The program teaches aspirants analyzing and inventing chemical products as well as processes through field studies, laboratory, and classroom education. Many courses also teach how to design equipment and manufacturing processes. Based on their area of interest, students can pick from streams like nuclear engineering, biochemical engineering, petroleum and gas, and more.

Done With Bachelors? Consider Master’s

Don’t worry, even with a bachelor’s degree in the chemical engineering field one can have a very rewarding career as a chemical engineer.

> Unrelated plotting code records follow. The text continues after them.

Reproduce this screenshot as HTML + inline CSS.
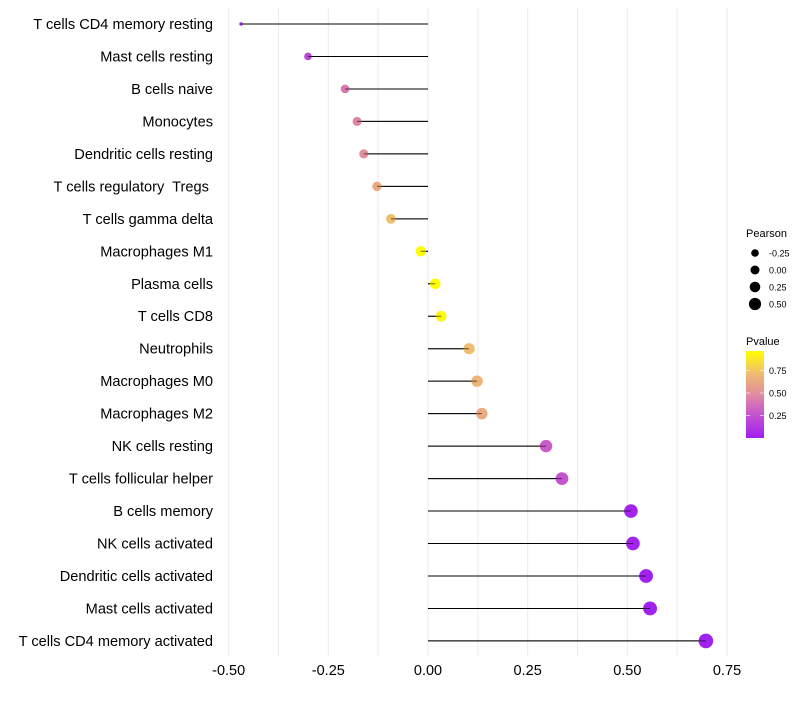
<!DOCTYPE html>
<html><head><meta charset="utf-8"><style>
body{margin:0;background:#fff;font-family:"Liberation Sans",sans-serif;}
text{white-space:pre;}
</style></head><body>
<svg id="c" width="800" height="700" xmlns="http://www.w3.org/2000/svg"></svg>
<script>
const categories=["T cells CD4 memory resting","Mast cells resting","B cells naive","Monocytes","Dendritic cells resting","T cells regulatory  Tregs\u00a0","T cells gamma delta","Macrophages M1","Plasma cells","T cells CD8","Neutrophils","Macrophages M0","Macrophages M2","NK cells resting","T cells follicular helper","B cells memory","NK cells activated","Dendritic cells activated","Mast cells activated","T cells CD4 memory activated"];
const pearson=[-0.469,-0.301,-0.208,-0.178,-0.161,-0.128,-0.093,-0.018,0.018,0.033,0.103,0.123,0.135,0.296,0.336,0.509,0.514,0.547,0.557,0.697];
const pvalues=[0.03,0.2,0.42,0.47,0.52,0.65,0.75,0.99,0.99,0.97,0.75,0.7,0.65,0.3,0.27,0.02,0.02,0.01,0.01,0.005];
const xTicks=[-0.5,-0.25,0,0.25,0.5,0.75];
const xTickLabels=["-0.50","-0.25","0.00","0.25","0.50","0.75"];
const sizeLegend=[-0.25,0,0.25,0.5];
const sizeLegendLabels=["-0.25","0.00","0.25","0.50"];
const colorTicks=[0.25,0.5,0.75];
const colorTickLabels=["0.25","0.50","0.75"];

const svg=document.getElementById('c');const NS="http://www.w3.org/2000/svg";
function mk(t,a,p){const e=document.createElementNS(NS,t);for(const k in a)e.setAttribute(k,a[k]);(p||svg).appendChild(e);return e;}
const x=v=>428+v*398.7;
const y=i=>24+i*32.47;
const pmin=Math.min(...pearson),pmax=Math.max(...pearson);
const r=v=>{const t=Math.min(Math.max((v-pmin)/(pmax-pmin),0),1);return 1.7+5.6*Math.sqrt(t);};
const stops=[[0,[160,32,240]],[0.25,[195,80,210]],[0.5,[225,140,160]],[0.75,[240,190,110]],[1,[255,255,0]]];
function col(p){for(let i=1;i<stops.length;i++){if(p<=stops[i][0]){const a=stops[i-1],b=stops[i],t=(p-a[0])/(b[0]-a[0]);return 'rgb('+a[1].map((c,j)=>Math.round(c+(b[1][j]-c)*t)).join(',')+')';}}return 'rgb(255,255,0)';}
for(let v=-0.5;v<=0.751;v+=0.125){const g=mk('line',{x1:x(v),x2:x(v),y1:8,y2:656,stroke:'#ebebeb','stroke-width':1});
}
xTicks.forEach((v,i)=>{const t=mk('text',{x:x(v),y:675,'text-anchor':'middle','font-size':14.5,fill:'#000'});t.textContent=xTickLabels[i];
});
categories.forEach((c,i)=>{
const t=mk('text',{x:213,y:y(i)+5,'text-anchor':'end','font-size':14.6,fill:'#000'});t.textContent=c;

const l=mk('line',{x1:x(0),x2:x(pearson[i]),y1:y(i),y2:y(i),stroke:'#000','stroke-width':1});

const d=mk('circle',{cx:x(pearson[i]),cy:y(i),r:r(pearson[i]),fill:col(pvalues[i])});

const l2=mk('line',{x1:x(0),x2:x(pearson[i]),y1:y(i),y2:y(i),stroke:'#000','stroke-width':1,opacity:0.6});

});
const st=mk('text',{x:746,y:237,'font-size':11,fill:'#000'});st.textContent='Pearson';

const lr=[3.8,4.5,5.3,6.1];
sizeLegend.forEach((v,i)=>{const cy=253+i*17;
const d=mk('circle',{cx:755,cy:cy,r:lr[i],fill:'#000'});
const t=mk('text',{x:769,y:cy+3.5,'font-size':9,fill:'#000'});t.textContent=sizeLegendLabels[i];
});
const ct=mk('text',{x:746,y:345,'font-size':11,fill:'#000'});ct.textContent='Pvalue';

const defs=mk('defs',{});const lg=mk('linearGradient',{id:'g',x1:0,y1:1,x2:0,y2:0},defs);
stops.forEach(s=>mk('stop',{offset:s[0],'stop-color':'rgb('+s[1].join(',')+')'},lg));
const cb=mk('rect',{x:746,y:351,width:18,height:87,fill:'url(#g)'});
const cy=p=>438-p*90;
colorTicks.forEach((v,i)=>{mk('line',{x1:746,x2:750,y1:cy(v),y2:cy(v),stroke:'#fff','stroke-opacity':0.6});mk('line',{x1:760,x2:764,y1:cy(v),y2:cy(v),stroke:'#fff','stroke-opacity':0.6});
const t=mk('text',{x:769,y:cy(v)+3.5,'font-size':9,fill:'#000'});t.textContent=colorTickLabels[i];
});
</script>
</body></html>
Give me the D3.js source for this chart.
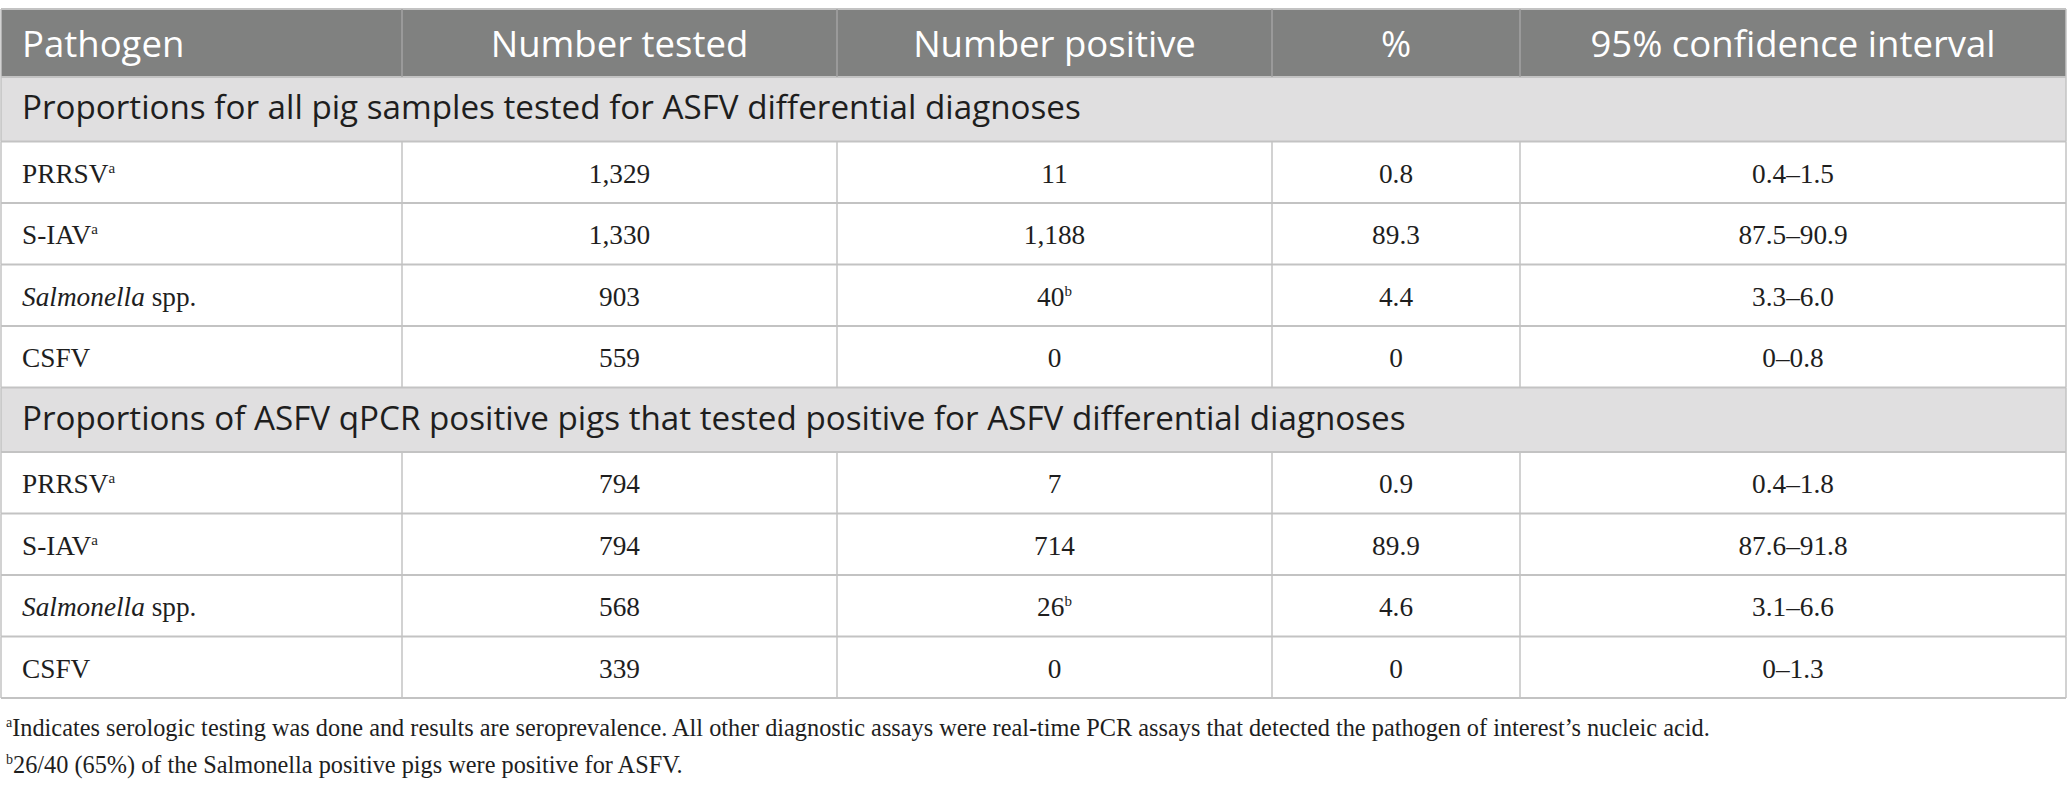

However, an advanced degree like a master’s in the same field will not only open up more job opportunities in this field but also make students eligible for managerial positions in the chemical industry. 

Apart from the obvious reason stated above, with a master’s degree students get a deeper understanding of advanced laboratory skills, research methods, and chemical reactions. Moreover, if you are looking for a career in research or academics in this field, a master’s degree is a must. Look for colleges that offer combined bachelor’s and master’s degree chemical engineering programs within five years. 

Don’t Overlook Practical Experience

Whether you’re in a bachelor’s or master’s program, don’t miss out on internship and cooperative education opportunities offered by the school. These programs help students gain practical knowledge through several months of field experience, which is valued by employers in the chemical industry. 

Most freshers’ jobs in the industry offer on-site training where new joiners work under an experienced chemical engineer and receive additional training through workshops and seminars. With more experience, you unlock your chances to find better job responsibilities and independence. 

Get State License

Chemical engineering is one field that doesn’t require a license to hold a position, unlike other engineering disciplines. Most chemical engineers don’t bother getting a license in their entire career even. However, if you’re aiming for management roles in this field or aspiring to start your private practice, you will need a professional engineer license. 

Know that obtaining the PE license is not a cakewalk and requires significant time as well as commitment. However, while not required, the license will set you apart from other chemical engineers and increase your prospects. The license makes you eligible to supervise other engineers, sign off projects, and prepare engineering plans to be submitted to a public authority.

To summarize, the path to becoming a chemical engineer is long and hard. However, lucrative job opportunities, good pay scale, and shortage of chemical engineers in the US is a big draw. This is one career path that’s just up for taking and offers a rewarding, financially stable lifestyle.